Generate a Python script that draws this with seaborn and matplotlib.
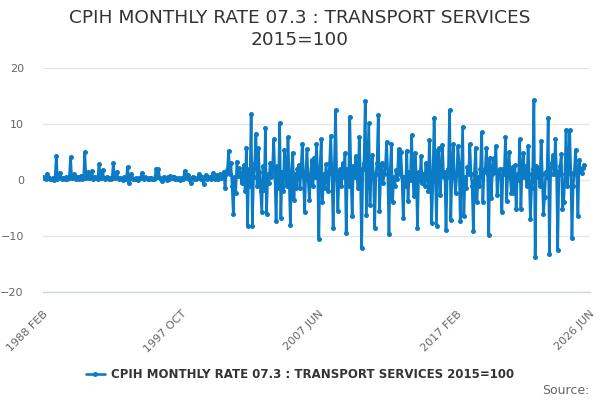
import pandas as pd
import numpy as np
import matplotlib
matplotlib.use('Agg')
import matplotlib.pyplot as plt
import matplotlib.dates as mdates
import seaborn as sns

# monthly rate, Feb 1988 onward
y1988 = [0.6, 0.4, 0.2, 1.1, 0.6, 0.3, 0.1, 0.2, 0.4, 0.0, 0.3]
y1989 = [4.3, 0.2, 0.5, 1.3, 0.4, 0.2, 0.3, 0.1, 0.5, 0.2, 0.3, 0.4]
y1990 = [4.1, 0.3, 0.4, 1.0, 0.5, 0.2, 0.6, 0.1, 0.4, 0.8, 0.2, 0.3]
y1991 = [5.0, 0.4, 0.6, 1.5, 0.3, 0.5, 1.6, 0.2, 0.4, 0.6, 0.3, 0.2]
y1992 = [2.9, 0.5, 0.3, 1.8, 0.4, 0.2, 0.3, 0.6, 0.2, 0.4, 0.1, 0.3]
y1993 = [3.0, 0.4, 0.6, 1.5, 0.3, 0.1, 0.4, 0.2, 0.0, 0.5, 0.2, 0.3]
y1994 = [2.3, -0.6, 0.3, 1.0, 0.4, 0.2, 0.1, 0.3, 0.2, 0.0, 0.3, 0.4]
y1995 = [1.2, 0.3, 0.2, 0.5, 0.3, 0.1, 0.2, 0.4, 0.3, 0.2, 0.1, 0.3]
y1996 = [2.0, 0.5, 1.9, 0.4, 0.2, -0.2, 0.3, 0.6, 0.3, 0.0, 0.5, 0.2]
y1997 = [0.8, 0.3, 0.5, 0.6, 0.1, 0.4, 0.2, 0.3, 0.0, 0.2, 0.4, 0.1]
y1998 = [1.6, 0.7, 0.4, 0.9, 0.2, -0.5, 0.3, 0.6, 0.2, 0.4, 0.1, 0.3]
y1999 = [1.1, 0.8, 0.2, 0.5, -0.8, 0.4, 0.9, 0.2, 0.3, 0.6, 0.1, 0.4]
y2000 = [1.3, 0.6, 0.2, 0.9, 0.1, 0.5, 1.0, 0.3, 0.7, 1.5, -1.5, 1.0]
y2001 = [1.8, 5.2, 1.0, 3.0, -1.0, -6.0, 0.5, -2.4, 3.3, 0.8, 2.1, 1.2]
y2002 = [-0.5, 1.5, 2.7, -2.0, 5.8, -8.2, 2.0, -1.0, 11.7, -8.3, 0.5, 3.0]
y2003 = [8.3, -1.0, 5.7, 1.5, -2.0, -5.7, 2.5, -1.8, 9.2, -6.0, 1.0, -0.6]
y2004 = [3.0, 0.5, 2.0, 7.3, 1.0, -7.4, 2.5, -1.5, 10.2, -6.7, 1.5, -2.0]
y2005 = [5.4, 1.0, -1.0, 7.6, 0.5, -8.0, 1.5, 4.9, -3.6, 1.0, -1.5, 2.0]
y2006 = [2.7, -1.5, 1.5, 6.5, 0.8, -5.8, 1.2, 5.5, 0.0, -3.6, 1.0, 3.6]
y2007 = [-1.0, 4.0, 0.5, 6.4, 1.5, -10.6, 2.0, 7.3, -3.9, 1.0, -1.5, 2.8]
y2008 = [0.5, -2.0, 3.0, 7.9, 1.0, -8.5, 2.0, 12.5, 0.5, -5.5, 1.5, 2.0]
y2009 = [-1.0, 3.0, 0.5, 4.8, -9.4, 2.0, -1.0, 11.3, 1.0, -6.5, 2.5, 0.5]
y2010 = [4.2, 1.0, -1.5, 7.6, 1.0, -12.2, 2.0, 3.0, 14.1, -6.3, 2.0, 10.1]
y2011 = [-4.5, 1.5, 4.5, 0.5, -8.5, 1.0, 3.0, 11.6, -5.5, 0.5, 3.0, -0.5]
y2012 = [1.0, 2.5, 6.8, 1.0, -9.7, 1.5, 6.5, -3.9, 0.5, -1.0, 1.8, 0.2]
y2013 = [5.5, 1.0, 5.0, 0.5, -6.7, 0.5, -1.0, 5.2, -3.8, 1.5, 0.0, 8.0]
y2014 = [1.0, -2.8, 4.8, 1.0, -8.5, 1.5, 0.0, 4.2, -0.5, 1.0, -1.0, 3.0]
y2015 = [1.0, -2.0, 7.1, 1.0, -7.6, 0.0, 11.1, 1.0, -8.2, 5.4, 5.7, -2.7]
y2016 = [1.0, 6.3, 0.5, 1.5, -8.9, 0.5, 2.0, 12.5, -7.1, 1.5, 6.4, 0.5]
y2017 = [-2.4, 1.0, 6.0, 3.0, -7.4, 1.5, 9.5, -6.5, 0.5, -1.5, 2.4, 1.0]
y2018 = [6.4, 1.0, -1.0, -9.1, 1.5, 5.8, -3.9, 0.5, -1.0, 2.0, 8.5, -3.9]
y2019 = [1.5, 2.0, 5.8, 1.0, -9.8, 3.9, -3.3, 1.0, 3.9, 1.5, 6.1, -2.7]
y2020 = [1.5, 2.0, 0.5, -5.7, 2.0, 1.0, 7.6, -3.8, 1.5, 5.0, 0.5, -2.4]
y2021 = [2.4, -2.4, 2.6, -5.2, 1.0, 0.0, 7.3, -5.1, 1.5, 4.9, 0.5, 2.5]
y2022 = [-1.0, 6.1, 1.0, -7.0, -1.5, 2.0, 14.3, -13.7, 2.5, 0.5, 2.0, -1.0]
y2023 = [7.0, 1.0, -6.1, -3.0, 1.5, 0.5, 11.1, -13.2, 1.0, 3.0, 4.5, 1.0]
y2024 = [7.3, 1.5, -12.5, 1.0, 2.5, 4.6, -5.1, -4.0, 1.0, 8.9, -1.0, 2.0]
y2025 = [8.9, 1.0, -10.3, -1.0, 1.5, 5.4, 1.0, -6.5, 3.6, 2.0, 1.2, 2.1]
y2026 = [2.7]

years = [y1988, y1989, y1990, y1991, y1992, y1993, y1994, y1995, y1996, y1997,
         y1998, y1999, y2000, y2001, y2002, y2003, y2004, y2005, y2006, y2007,
         y2008, y2009, y2010, y2011, y2012, y2013, y2014, y2015, y2016, y2017,
         y2018, y2019, y2020, y2021, y2022, y2023, y2024, y2025, y2026]
values = [v for y in years for v in y]

tick_labels = ['1988 FEB', '1997 OCT', '2007 JUN', '2017 FEB', '2026 JUN']
series_name = 'CPIH MONTHLY RATE 07.3 : TRANSPORT SERVICES 2015=100'

dates = pd.date_range('1988-02-01', periods=len(values), freq='MS')
df = pd.DataFrame({'date': dates, 'rate': values})

sns.set_style("white")
plt.rcParams['font.family'] = ['DejaVu Sans']

fig = plt.figure(figsize=(6, 4), dpi=100)
ax = fig.add_axes([0.072, 0.27, 0.911, 0.56])

blue = '#0a7bc4'
sns.lineplot(data=df, x='date', y='rate', ax=ax, color=blue, linewidth=1.9,
             marker='o', markersize=3.6, markeredgewidth=0, label=series_name,
             legend=False)

# axis range and ticks (ticks every 29 months, labelled every 4th)
start = pd.Timestamp('1988-02-01')
end = pd.Timestamp('2026-06-01')
ax.set_xlim(start, end)
ax.set_ylim(-20, 20)
ax.set_yticks([-20, -10, 0, 10, 20])

minor = [start + pd.DateOffset(months=29 * i) for i in range(16)]
major = [minor[0], minor[4], minor[8], minor[12], end]
ax.set_xticks(major)
ax.set_xticklabels(tick_labels, rotation=45, ha='right', rotation_mode='anchor',
                   fontsize=8, color='#666666')
ax.set_xticks([m for i, m in enumerate(minor) if i % 4 != 0], minor=True)

ax.tick_params(axis='x', which='both', direction='out', length=9, width=1,
               color='#ccd6eb', pad=3)
ax.tick_params(axis='y', length=0, labelsize=8, labelcolor='#666666', pad=14)

ax.grid(axis='y', color='#e6e6e6', linewidth=1)
ax.set_axisbelow(True)
for s in ['top', 'right', 'left']:
    ax.spines[s].set_visible(False)
ax.spines['bottom'].set_color('#ccd6eb')
ax.spines['bottom'].set_linewidth(1)
ax.set_xlabel('')
ax.set_ylabel('')

fig.suptitle('CPIH MONTHLY RATE 07.3 : TRANSPORT SERVICES\n2015=100',
             x=0.5, y=0.978, fontsize=13.3, color='#333333', linespacing=1.3)

handles, labels = ax.get_legend_handles_labels()
leg = fig.legend(handles, labels, loc='center', bbox_to_anchor=(0.5, 0.063),
                 frameon=False, handlelength=1.6, handletextpad=0.5,
                 prop={'weight': 'bold', 'size': 8.5})
for t in leg.get_texts():
    t.set_color('#333333')

fig.text(0.983, 0.025, 'Source:', ha='right', va='center', fontsize=9,
         color='#666666')

fig.savefig('out.png', dpi=100)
+++++
— EXERCISE GOAL —
Take the lines from the start of the material to the line with "import seaborn as sns", both included, and transcribe them exactly without the pictures.

— TASK SOLUTION —
Generate a Python script that draws this with seaborn and matplotlib.
import pandas as pd
import numpy as np
import matplotlib
matplotlib.use('Agg')
import matplotlib.pyplot as plt
import matplotlib.dates as mdates
import seaborn as sns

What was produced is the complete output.